Economics of India’s Population Growth

    0
    1422

    In News

    • The annual State of World Population report 2023 by the UN Population Fund (UNFPA) stated that India’s population is expected to surpass that of China by the middle of this year at the latest.

    History of India’s population

    Period

    Population estimate

    Remarks

    1871

    255 million

    1st Census Data

    1947

    343 million

    At the time of Independence

    2023

    1426 million

    India becomes most populous

     

    Population vs Economic development

    • Starting point of this debate is Thomas Malthus’ argument in 1798.
      • Malthusianism is the theory that population growth is potentially exponential while the growth of the food supply or other resources is linear, which eventually reduces living standards to the point of triggering a population decline.
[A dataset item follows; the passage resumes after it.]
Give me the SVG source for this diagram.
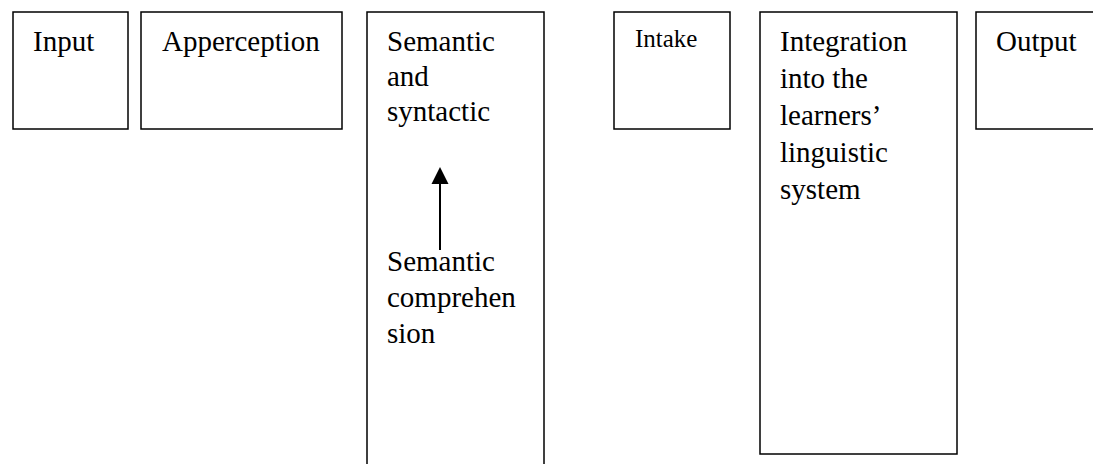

This event, called a Malthusian catastrophe.
      • Since then, however, the world population has grown eight times to reach 8 billion.
    • During the 1950s and 60s, “the general view of economists was that high birth rates and rapid population growth in poor countries would divert scarce capital away from savings and investment, thereby placing a drag on economic development.
    • However, between the 1970s and 1990s, several studies “failed to detect a robust relationship between national population growth rates and per capita income growth”
    • The global view reverted in the 1990s when researchers again found a clear “negative association between population growth and economic performance”.
      • During this time, World was also introduced to the concept of “demographic dividend” i.e., high economic growth when there is a bulge in the working-age population (roughly speaking, population between 15 and 65 years).

    In Indian Context

    • Opportunities for India:
      • Theory of demographic transition suggests that population growth is linked to overall levels of economic development as more people are able to produce more goods.
      • The rising young population (>66 % population in 15-59 age) provides India with a great opportunity for growth, peppered with the possibility of path-breaking innovation.
      • India’s population heterogeneity ensures that this window of demographic dividend becomes available at different times in different States.
      • Farming and industry will be able to benefit from economies of scale.
      • It will lead to higher tax revenues which can be spent on public goods, such as health care and environmental projects.
      • The size of the population is intimately connected to the global power dynamics shaping the relationship between nations and regions.
    • Issues with population:
      • The increase in the working-age population may lead to rising unemployment, fueling economic and social risks. 
      • High population growth also affects the faster depletion of resources.
      • The 65+ category is going to grow quite fast i.e., increase from 8.6% now to 13% by 2030.
      • If India is unable to reap demographic dividend, it will become a demographic disaster.

    Lessons for India  

    • India’s fertility rate (the number of children per woman) is already below the replacement rate of 2.1 but the population will peak by 2064.
    • The bigger challenge now is to figure out how to best use India’s demographic dividend because despite China growing at remarkably high over the past four decades it may become old before becoming rich.
    • Countries like Singapore, Taiwan and South Korea have already shown us how demographic dividend can be reaped to achieve incredible economic growth by:
      • Increasing women’s participation in the workforce. As of 2022,29.4 % of women were working or looking for work, down from 34.1% in 2003-04.
      • Investing more in children and adolescents, particularly in nutrition and learning during early childhood.
      • A greater focus needs to be on transitioning from secondary education to universal skilling and entrepreneurship, as done in South Korea.
      • Health investments – Evidence suggests that better health facilitates improved economic production.
      • Making reproductive healthcare services accessible on a rights-based approach. We need to provide universal access to high-quality primary healthcare.
      • India needs to address the diversity between States. Southern States, which are advanced in demographic transition, already have a higher percentage of older people.
      • A new federal approach to governance reforms for demographic dividend will need to be put in place for policy coordination between States on various emerging population issues such as migration, ageing, skilling, female workforce participation and urbanization.

    Conclusion

    • India has a window of opportunity to reap the benefits of demographic dividend until 2040s otherwise it could become demographic liability or demographic disaster.